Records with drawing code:
§ §

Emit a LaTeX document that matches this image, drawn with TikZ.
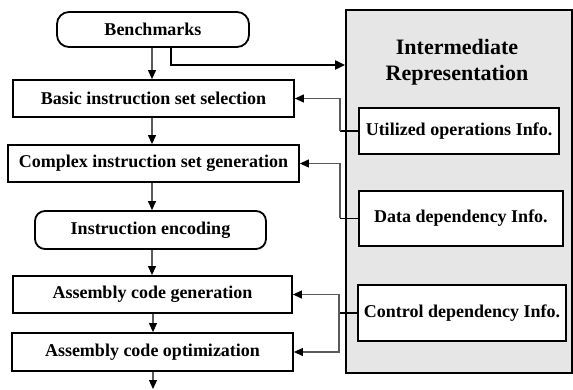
\documentclass[tikz,border=0pt]{standalone}
\usepackage{fontspec}
\setmainfont{Liberation Serif}
\usetikzlibrary{arrows.meta,calc}
\definecolor{irgray}{HTML}{E6E6E6}
\definecolor{linegray}{HTML}{5A5A5A}
\begin{document}
\begin{tikzpicture}[x=1pt,y=-1pt,
  box/.style={draw=black,line width=1.8pt,fill=white,inner sep=0pt,
    font=\fontsize{18}{20}\selectfont\bfseries,align=center},
  term/.style={box,rounded corners=12pt},
  conn/.style={draw=linegray,line width=1.1pt,
    -{Triangle[length=9pt,width=8pt,color=black]}},
  bigconn/.style={draw=black,line width=2pt,
    -{Triangle[length=10pt,width=9pt]}},
  plain/.style={draw=black,line width=1.1pt}]
\useasboundingbox (0,0) rectangle (573,390);

% intermediate representation panel
\node[draw=black,line width=1.8pt,fill=irgray,minimum width=226pt,minimum height=363pt,inner sep=0pt]
  (ir) at (459,191.5) {};
\node[font=\fontsize{22}{26}\selectfont\bfseries,align=center] (irtitle) at (457,62)
  {Intermediate\\Representation};
\node[box,minimum width=200pt,minimum height=46pt] (util) at (459,131) {Utilized operations Info.};
\node[box,minimum width=204pt,minimum height=55pt] (data) at (461,218.5) {Data dependency Info.};
\node[box,minimum width=208pt,minimum height=56pt] (ctrl) at (462,313) {Control dependency Info.};

% main flow
\node[term,minimum width=192pt,minimum height=35pt] (bench) at (153,29.5) {Benchmarks};
\node[box,minimum width=281pt,minimum height=37pt] (basic) at (153.5,98.5) {Basic instruction set selection};
\node[box,minimum width=291pt,minimum height=37pt] (complex) at (153.5,163.5) {Complex instruction set generation};
\node[term,rounded corners=10pt,minimum width=231pt,minimum height=38pt] (enc) at (150.5,230) {Instruction encoding};
\node[box,minimum width=279pt,minimum height=37pt] (asmgen) at (152.5,294.5) {Assembly code generation};
\node[box,minimum width=281pt,minimum height=38pt] (asmopt) at (152.5,352) {Assembly code optimization};

% vertical flow arrows
\draw[conn] (bench.south -| 152,0) -- (basic.north -| 152,0);
\draw[conn] (basic.south -| 152,0) -- (complex.north -| 152,0);
\draw[conn] (complex.south -| 152,0) -- (enc.north -| 152,0);
\draw[conn] (enc.south -| 152,0) -- (asmgen.north -| 152,0);
\draw[conn] (asmgen.south -| 153,0) -- (asmopt.north -| 153,0);
\coordinate (out) at (153,389);
\draw[conn] (asmopt.south -| out) -- (out);

% benchmarks feed the intermediate representation
\coordinate (tap) at (171,47);
\coordinate (bend) at (171,65);
\draw[bigconn] (tap) -- (bend) -- (bend -| ir.west);

% information fed back to the flow
\coordinate (ja) at (340,131);
\coordinate (jb) at (340,218.5);
\coordinate (jc) at (339,313);
\draw[plain] (util.west) -- (ja);
\draw[conn] (ja) |- (basic.east);
\draw[plain] (data.west) -- (jb);
\draw[conn] (jb) |- (complex.east);
\draw[plain] (ctrl.west) -- (jc);
\draw[conn] (jc) |- (asmgen.east);
\draw[conn] (jc) |- (asmopt.east);
\end{tikzpicture}
\end{document}
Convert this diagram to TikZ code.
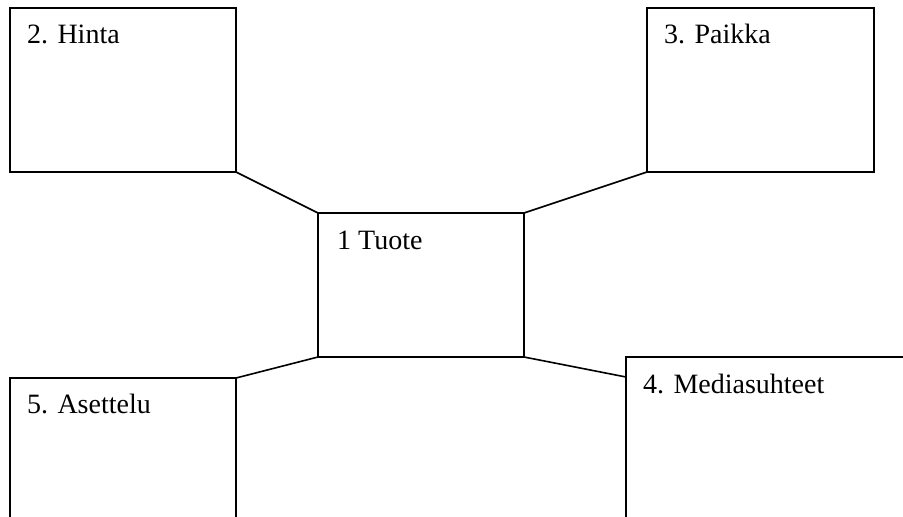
\documentclass[tikz,border=0pt]{standalone}
\usepackage{fontspec}
\setmainfont{Liberation Serif}
\usetikzlibrary{calc}
\begin{document}
\begin{tikzpicture}[x=1pt,y=-1pt,
  box/.style={draw=black,line width=1.6pt,inner sep=0pt,outer sep=0pt,anchor=north west,fill=none},
  lbl/.style={anchor=base west,inner sep=0pt,font=\fontsize{28}{34}\selectfont},
  conn/.style={draw=black,line width=1.6pt,line cap=round}]
\useasboundingbox (0,0) rectangle (903,517);
\clip (0,0) rectangle (903,517);
\node[box,minimum width=226pt,minimum height=164pt] (b2) at (10,8) {};
\node[box,minimum width=227pt,minimum height=164pt] (b3) at (647,8) {};
\node[box,minimum width=206pt,minimum height=144pt] (b1) at (318,213) {};
\node[box,minimum width=226pt,minimum height=200pt] (b5) at (10,378) {};
\node[box,minimum width=320pt,minimum height=200pt] (b4) at (626,357) {};
\node[lbl] (t2) at (27,43) {2. Hinta};
\node[lbl] (t3) at (664,43) {3. Paikka};
\node[lbl] (t1) at (337,249) {1 Tuote};
\node[lbl] (t5) at (27,413) {5. Asettelu};
\node[lbl] (t4) at (643,393) {4. Mediasuhteet};
\coordinate (c4) at ($(b4.north west)+(0,20)$);
\draw[conn] (b2.south east) -- (b1.north west);
\draw[conn] (b3.south west) -- (b1.north east);
\draw[conn] (b1.south west) -- (b5.north east);
\draw[conn] (b1.south east) -- (c4);
\end{tikzpicture}
\end{document}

§ §

WHAT YOU HAVE TO DO ▸ Output all of the data exactly as it stands, minus any images.

TASK SOLUTION ▸
Emit a LaTeX document that matches this image, drawn with TikZ.
\documentclass[tikz,border=0pt]{standalone}
\usepackage{fontspec}
\setmainfont{Liberation Serif}
\usetikzlibrary{arrows.meta,calc}
\definecolor{irgray}{HTML}{E6E6E6}
\definecolor{linegray}{HTML}{5A5A5A}
\begin{document}
\begin{tikzpicture}[x=1pt,y=-1pt,
  box/.style={draw=black,line width=1.8pt,fill=white,inner sep=0pt,
    font=\fontsize{18}{20}\selectfont\bfseries,align=center},
  term/.style={box,rounded corners=12pt},
  conn/.style={draw=linegray,line width=1.1pt,
    -{Triangle[length=9pt,width=8pt,color=black]}},
  bigconn/.style={draw=black,line width=2pt,
    -{Triangle[length=10pt,width=9pt]}},
  plain/.style={draw=black,line width=1.1pt}]
\useasboundingbox (0,0) rectangle (573,390);

% intermediate representation panel
\node[draw=black,line width=1.8pt,fill=irgray,minimum width=226pt,minimum height=363pt,inner sep=0pt]
  (ir) at (459,191.5) {};
\node[font=\fontsize{22}{26}\selectfont\bfseries,align=center] (irtitle) at (457,62)
  {Intermediate\\Representation};
\node[box,minimum width=200pt,minimum height=46pt] (util) at (459,131) {Utilized operations Info.};
\node[box,minimum width=204pt,minimum height=55pt] (data) at (461,218.5) {Data dependency Info.};
\node[box,minimum width=208pt,minimum height=56pt] (ctrl) at (462,313) {Control dependency Info.};

% main flow
\node[term,minimum width=192pt,minimum height=35pt] (bench) at (153,29.5) {Benchmarks};
\node[box,minimum width=281pt,minimum height=37pt] (basic) at (153.5,98.5) {Basic instruction set selection};
\node[box,minimum width=291pt,minimum height=37pt] (complex) at (153.5,163.5) {Complex instruction set generation};
\node[term,rounded corners=10pt,minimum width=231pt,minimum height=38pt] (enc) at (150.5,230) {Instruction encoding};
\node[box,minimum width=279pt,minimum height=37pt] (asmgen) at (152.5,294.5) {Assembly code generation};
\node[box,minimum width=281pt,minimum height=38pt] (asmopt) at (152.5,352) {Assembly code optimization};

% vertical flow arrows
\draw[conn] (bench.south -| 152,0) -- (basic.north -| 152,0);
\draw[conn] (basic.south -| 152,0) -- (complex.north -| 152,0);
\draw[conn] (complex.south -| 152,0) -- (enc.north -| 152,0);
\draw[conn] (enc.south -| 152,0) -- (asmgen.north -| 152,0);
\draw[conn] (asmgen.south -| 153,0) -- (asmopt.north -| 153,0);
\coordinate (out) at (153,389);
\draw[conn] (asmopt.south -| out) -- (out);

% benchmarks feed the intermediate representation
\coordinate (tap) at (171,47);
\coordinate (bend) at (171,65);
\draw[bigconn] (tap) -- (bend) -- (bend -| ir.west);

% information fed back to the flow
\coordinate (ja) at (340,131);
\coordinate (jb) at (340,218.5);
\coordinate (jc) at (339,313);
\draw[plain] (util.west) -- (ja);
\draw[conn] (ja) |- (basic.east);
\draw[plain] (data.west) -- (jb);
\draw[conn] (jb) |- (complex.east);
\draw[plain] (ctrl.west) -- (jc);
\draw[conn] (jc) |- (asmgen.east);
\draw[conn] (jc) |- (asmopt.east);
\end{tikzpicture}
\end{document}
Convert this diagram to TikZ code.
\documentclass[tikz,border=0pt]{standalone}
\usepackage{fontspec}
\setmainfont{Liberation Serif}
\usetikzlibrary{calc}
\begin{document}
\begin{tikzpicture}[x=1pt,y=-1pt,
  box/.style={draw=black,line width=1.6pt,inner sep=0pt,outer sep=0pt,anchor=north west,fill=none},
  lbl/.style={anchor=base west,inner sep=0pt,font=\fontsize{28}{34}\selectfont},
  conn/.style={draw=black,line width=1.6pt,line cap=round}]
\useasboundingbox (0,0) rectangle (903,517);
\clip (0,0) rectangle (903,517);
\node[box,minimum width=226pt,minimum height=164pt] (b2) at (10,8) {};
\node[box,minimum width=227pt,minimum height=164pt] (b3) at (647,8) {};
\node[box,minimum width=206pt,minimum height=144pt] (b1) at (318,213) {};
\node[box,minimum width=226pt,minimum height=200pt] (b5) at (10,378) {};
\node[box,minimum width=320pt,minimum height=200pt] (b4) at (626,357) {};
\node[lbl] (t2) at (27,43) {2. Hinta};
\node[lbl] (t3) at (664,43) {3. Paikka};
\node[lbl] (t1) at (337,249) {1 Tuote};
\node[lbl] (t5) at (27,413) {5. Asettelu};
\node[lbl] (t4) at (643,393) {4. Mediasuhteet};
\coordinate (c4) at ($(b4.north west)+(0,20)$);
\draw[conn] (b2.south east) -- (b1.north west);
\draw[conn] (b3.south west) -- (b1.north east);
\draw[conn] (b1.south west) -- (b5.north east);
\draw[conn] (b1.south east) -- (c4);
\end{tikzpicture}
\end{document}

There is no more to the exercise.